A review by eesh25
Roar by Cora Carmack

2.0

Will there ever come a day when I randomly check out a review from years ago and don't find a typo?

*****************************

2017 Review


After three days of procrastination, I'm still not out of my review funk (it happens more often than you'd think) but since I've still been reading, the reviews are just piling up. And enough is enough. I'm doing this. Not sure if I'll do it well, though.

Roar is the first Young-Adult Fantasy novel by Cora Carmack. I've read many of her New-Adult, contemporary, romances and she's very good at those. This venture into a different genre, unfortunately, didn't pan out very well. Ironically, it was the fantasy part that wasn't the problem.

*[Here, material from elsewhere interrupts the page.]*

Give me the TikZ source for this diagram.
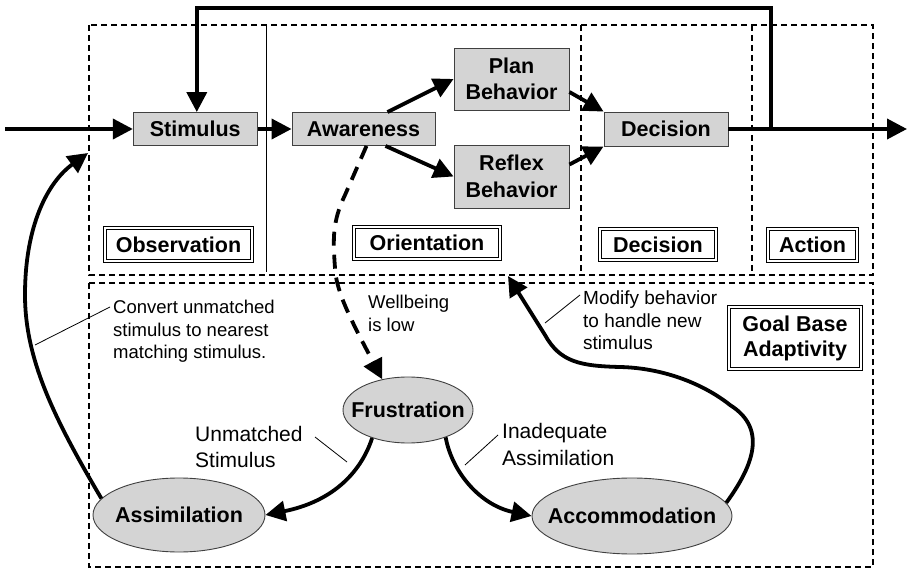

The book is set a world where sentient storms ravage the lands. The storms can only be dissipated by those with special abilities, abilities that you must be born with. Aurora (or Roar) is a princess and comes from a line of powerful Stormlings but she doesn't have any power and because of that, she will not be able to protect her kingdom from storms. In order to keep her position as the future queen, she must marry a powerful stormling prince while maintaining the pretense of being a stormling herself, until the wedding.

But when the prince's intentions seem harmful and Roar sees another way to gain the power she wasn't born with, she runs away.

Now right off the bat, there was a problem. You see, if you've read as much YA Fantasy as I have, you would have seen a whole lot of princesses and I, personally, am really fucking sick of them. In fact, I'm taking a break from any book with the word 'princess' in the synopsis. But because I like Cora Carmack, I persisted; despite the unwanted-betrothal trope (because we haven't read enough of those). I even tried to be okay with the female-MC-overhears-guy-saying-bad-shit-behind-her-back scene. I told myself that at least she hadn't run away. That was good, right?

Then... she ran away, because God forbid we have a princess in a YA novel who isn't either lost or running away from her betrothed.

That was the first quarter of the novel and it was bad enough that I almost stopped reading. I continued because the romance was about to start and the author is good with those. Except the romance sucked!

The whole time after she met the male protagonist, Locke, I was waiting for there to be something to root for with them, some connection. There was nothing. They just argued the whole time! And not in a good, love-hate relationship, kind of way but in a had-no-fucking-chemistry kind of way. Part of it was because Locke had the overprotective thing going on, which made him a douche. But even when he was being good, when he changed, Roar still had a problem with everything he said. Their interactions were basically:

Locke: *says something*
Roar:


After a while I started to think if maybe 'triggered' was her natural state. She was unreasonable, stubborn, annoying and completely useless, with a later added case of special snowflake syndrome.

And all of this is so disappointing because the novel has a good prose. Some of the side characters are really interesting and I cared about them more than I did about Roar (if only they were more prominent). The story had potential and the villain was intriguing. The world-building was really good. I could tell that the author had put a lot of thought into it. But the thing is if, to be in this world, I have to put up with Roar and the stupid romance that makes no sense, I don't think I can do it.

In the end, I have a little rant that I wrote about a particular scene while I was read the book. Enjoy!


* * * * * * * * * *

I'm not fond of people force-feeding me feminism. I don't need to be told over and over that women can be awesome just like I don't need to told the same about men. If someone does something good and brave, that's enough. So you can imagine my annoyance at this little conversation:
“Where did you get the horse?”
“I didn’t steal her, if that’s what you’re accusing me of.” At least … not really. She was Rora’s.
His jaw clenched. “I didn’t say that.”
“Then why ask?”
“I thought you were—”
“A helpless girl who needed you to rescue her? Did you expect me to show up with nothing but the clothes on my back, needing you for every little thing? While you might have helped me the other night, generally I can take care of myself just fine.”

Now, if the shoving feminism down my throat wasn't bad enough, the dialogue is wrong in other ways too.

For one, his confusion at her having a horse and a good amount of belongings has fuck-all to do with her sex and everything to do with the fact that half the people in her mother's kingdom are paid so poorly that they can barely manage to keep a roof over their heads, much less own a horse and quality weapons.

Then there's the insinuation that anyone who's poor is somehow weak and helpless. As if growing up in a privileged household and never having to work a day in her life was such a chore. As if having a rich mother who provided her with everything, somehow made her better than the people who work themselves ragged just to earn a living. Know what? Fuck you, Roar.